Engadget: Google Nexus 10 hands-on (video)
The Samsung-made Nexus 10 just landed in our hands, and we had a little time to take it for a spin. It’s no secret that this particular tablet is ready for some serious hand-to-hand combat against the iPad, possessing a rather stunning set of components and solid build quality. First, let’s go over the laundry list of specs. The Nexus 10 has a dual-core 1.7GHz dual-core Exynos 5250 under the hood — these are Cortex-A15 processors — as well as a Mali T604 GPU and 2GB RAM. There’s little doubt in our minds that this is more than sufficient to please power users, especially now that we’ve had some time to see how incredibly speedy everything is. We were even more impressed than we had anticipated, as the tablet features some of the most detailed and smoothest graphics we’ve seen.
Of course, it doesn’t hurt that the Nexus 10 offers a 2,560 x 1,600 display, which equates to just over 300ppi. For comparison, the new iPad packs a 2,048 x 1,536 panel for a pixel density of 264. Numbers are just numbers, of course, but the “True RGB Real Stripe PLS” screen is definitely one of the nicest we’ve gazed upon. Pixelation was nearly non-existent, viewing angles were great and colors were amazingly vibrant. It’s also supported with Gorilla Glass 2.
Rounding out the hardware specs, the Nexus 10 has plenty to keep us intrigued: stereo speakers (both front-facing), dual NFC (yes, two), a five-megapixel rear camera capable of 1080p video recording and 1.9MP front-facing cam with 720p, Bluetooth 4.0, dual-band WiFi b/g/n (MIMO + HT40), a full 9,000mAh lithium-polymer battery that Google promises will deliver nine hours of video playback and 500 hours of standby. It’s thinner and lighter than an iPad, registering at 8.9mm thick and 21.2 ounces (603g), but it doesn’t seem to be cheaply built — in fact, its soft-touch finish felt quite sturdy and solid to us. We also liked its rounded corners and slight curves. On the flipside, however, it’s a huge fingerprint magnet, and we had a difficult time lasting more than a few seconds before cluttering both sides of the tablet with our fingerprints.
Looking at software, the Nexus 10 runs the newly announced Android 4.2 Jelly Bean, which provides plenty of new features like quick settings, more Google Now features, Photo Sphere, widgets on the lock screen, the ability for devs to add maps into their tablet-optimized apps, a screen saver-style photo viewer called Daydream and a music explorer that quickly finds artists similar to the ones you’re listening to. The stock keyboard also offers Swype-style typing and even throws in an extra bullet point for good measure: as you drag your finger from letter to letter, a box pops up showing you the word you’re currently typing.

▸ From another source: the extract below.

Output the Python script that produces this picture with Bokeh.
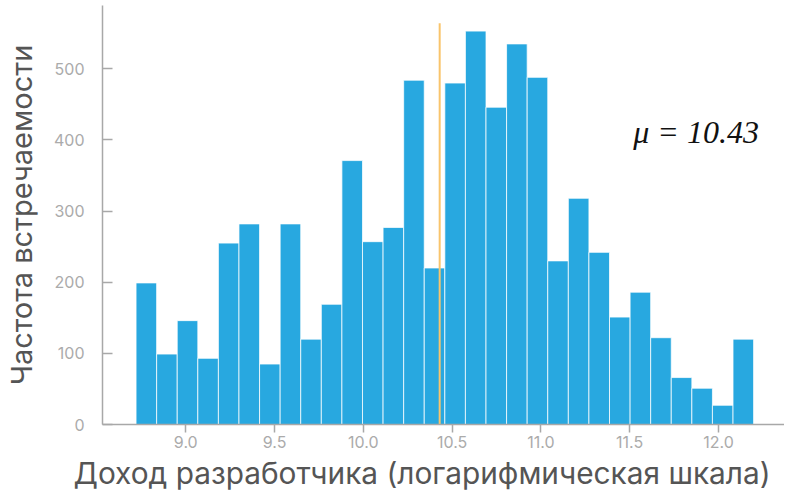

The button layout is also different, as it uses the standard three capacitive buttons for navigation instead of the special tablet-specific menus found in Honeycomb and Ice Cream Sandwich. Quick settings can also be accessed by pulling it down from the top right portion of the screen, whereas the notifications menu is hidden in the top left.
Multi-user support is another new feature for Android 4.2, and while it’s restricted to tablet use for now, it’s one of our favorite additions to the new firmware. A toggle switch is easily accessible in the quick settings menu, and when pressed, you’re taken to a lock screen similar to a login screen similar to what you’d see on a PC or Mac. Choose the user, swipe to unlock and you’re in. Just as you’d expect, apps can be downloaded to specific users, keeping each account completely unique — but if another user wants the same app, it’s easy enough to just install it, since it’s technically already on the tablet. Even when multiple users share an app, however, you are still able to keep your settings individualized.
Lastly, the Nexus 10 is quite reasonable when it comes to pricing, considering what you’re getting. Available starting November 13th, the 16GB version will be offered on the Play Store for $399, while the 32GB model will be $499.